Directions for this task → Write out the entire listing below exactly, with the pictures left out.

Supplied records →
= = = =
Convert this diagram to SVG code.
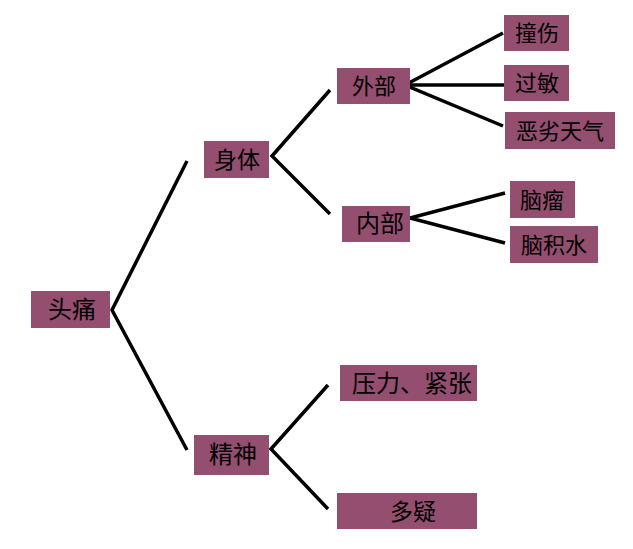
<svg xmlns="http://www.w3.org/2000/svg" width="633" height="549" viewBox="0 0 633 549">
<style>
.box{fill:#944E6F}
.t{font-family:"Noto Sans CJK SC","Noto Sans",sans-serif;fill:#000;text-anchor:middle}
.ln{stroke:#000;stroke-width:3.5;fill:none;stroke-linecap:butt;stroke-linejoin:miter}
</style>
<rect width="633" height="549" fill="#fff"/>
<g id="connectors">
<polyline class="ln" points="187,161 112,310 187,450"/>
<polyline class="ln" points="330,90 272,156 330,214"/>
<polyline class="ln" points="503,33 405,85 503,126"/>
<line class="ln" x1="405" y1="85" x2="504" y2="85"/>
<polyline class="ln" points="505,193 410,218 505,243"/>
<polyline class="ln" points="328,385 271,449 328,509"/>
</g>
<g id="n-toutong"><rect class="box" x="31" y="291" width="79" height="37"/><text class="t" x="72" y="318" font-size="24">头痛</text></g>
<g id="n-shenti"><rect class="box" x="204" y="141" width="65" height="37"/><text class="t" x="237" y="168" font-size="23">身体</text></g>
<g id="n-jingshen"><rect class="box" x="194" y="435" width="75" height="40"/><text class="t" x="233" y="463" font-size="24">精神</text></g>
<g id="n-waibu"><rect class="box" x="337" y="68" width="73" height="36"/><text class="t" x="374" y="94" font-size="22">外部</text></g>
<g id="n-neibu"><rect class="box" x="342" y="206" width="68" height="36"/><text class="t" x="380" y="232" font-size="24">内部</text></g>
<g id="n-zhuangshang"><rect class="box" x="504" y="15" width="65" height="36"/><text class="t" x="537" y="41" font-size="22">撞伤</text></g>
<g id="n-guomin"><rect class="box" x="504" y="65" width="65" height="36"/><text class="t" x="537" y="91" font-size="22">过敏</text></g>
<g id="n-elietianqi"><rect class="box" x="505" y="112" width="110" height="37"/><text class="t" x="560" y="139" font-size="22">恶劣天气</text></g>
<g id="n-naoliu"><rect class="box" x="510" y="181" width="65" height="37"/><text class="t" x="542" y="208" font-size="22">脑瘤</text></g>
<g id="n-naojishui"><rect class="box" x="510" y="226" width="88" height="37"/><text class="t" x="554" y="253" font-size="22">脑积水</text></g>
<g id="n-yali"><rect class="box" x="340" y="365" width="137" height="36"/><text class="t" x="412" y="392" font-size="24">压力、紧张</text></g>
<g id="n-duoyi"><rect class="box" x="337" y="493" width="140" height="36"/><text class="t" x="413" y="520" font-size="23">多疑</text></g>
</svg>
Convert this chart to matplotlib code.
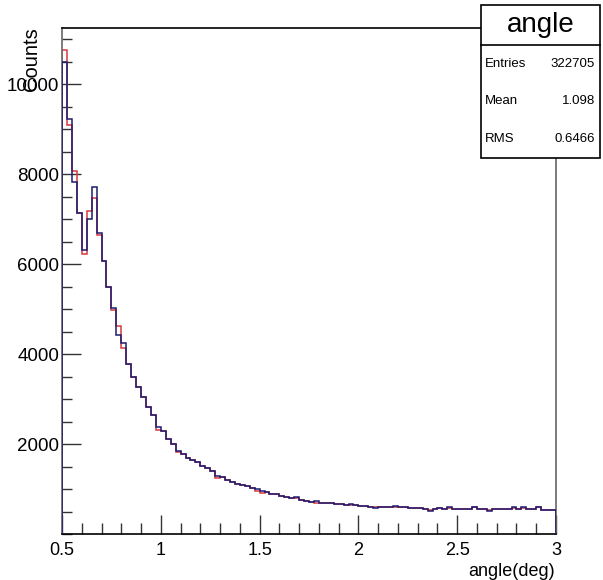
= = = =
Response to the exercise →
Convert this diagram to SVG code.
<svg xmlns="http://www.w3.org/2000/svg" width="633" height="549" viewBox="0 0 633 549">
<style>
.box{fill:#944E6F}
.t{font-family:"Noto Sans CJK SC","Noto Sans",sans-serif;fill:#000;text-anchor:middle}
.ln{stroke:#000;stroke-width:3.5;fill:none;stroke-linecap:butt;stroke-linejoin:miter}
</style>
<rect width="633" height="549" fill="#fff"/>
<g id="connectors">
<polyline class="ln" points="187,161 112,310 187,450"/>
<polyline class="ln" points="330,90 272,156 330,214"/>
<polyline class="ln" points="503,33 405,85 503,126"/>
<line class="ln" x1="405" y1="85" x2="504" y2="85"/>
<polyline class="ln" points="505,193 410,218 505,243"/>
<polyline class="ln" points="328,385 271,449 328,509"/>
</g>
<g id="n-toutong"><rect class="box" x="31" y="291" width="79" height="37"/><text class="t" x="72" y="318" font-size="24">头痛</text></g>
<g id="n-shenti"><rect class="box" x="204" y="141" width="65" height="37"/><text class="t" x="237" y="168" font-size="23">身体</text></g>
<g id="n-jingshen"><rect class="box" x="194" y="435" width="75" height="40"/><text class="t" x="233" y="463" font-size="24">精神</text></g>
<g id="n-waibu"><rect class="box" x="337" y="68" width="73" height="36"/><text class="t" x="374" y="94" font-size="22">外部</text></g>
<g id="n-neibu"><rect class="box" x="342" y="206" width="68" height="36"/><text class="t" x="380" y="232" font-size="24">内部</text></g>
<g id="n-zhuangshang"><rect class="box" x="504" y="15" width="65" height="36"/><text class="t" x="537" y="41" font-size="22">撞伤</text></g>
<g id="n-guomin"><rect class="box" x="504" y="65" width="65" height="36"/><text class="t" x="537" y="91" font-size="22">过敏</text></g>
<g id="n-elietianqi"><rect class="box" x="505" y="112" width="110" height="37"/><text class="t" x="560" y="139" font-size="22">恶劣天气</text></g>
<g id="n-naoliu"><rect class="box" x="510" y="181" width="65" height="37"/><text class="t" x="542" y="208" font-size="22">脑瘤</text></g>
<g id="n-naojishui"><rect class="box" x="510" y="226" width="88" height="37"/><text class="t" x="554" y="253" font-size="22">脑积水</text></g>
<g id="n-yali"><rect class="box" x="340" y="365" width="137" height="36"/><text class="t" x="412" y="392" font-size="24">压力、紧张</text></g>
<g id="n-duoyi"><rect class="box" x="337" y="493" width="140" height="36"/><text class="t" x="413" y="520" font-size="23">多疑</text></g>
</svg>
Convert this chart to matplotlib code.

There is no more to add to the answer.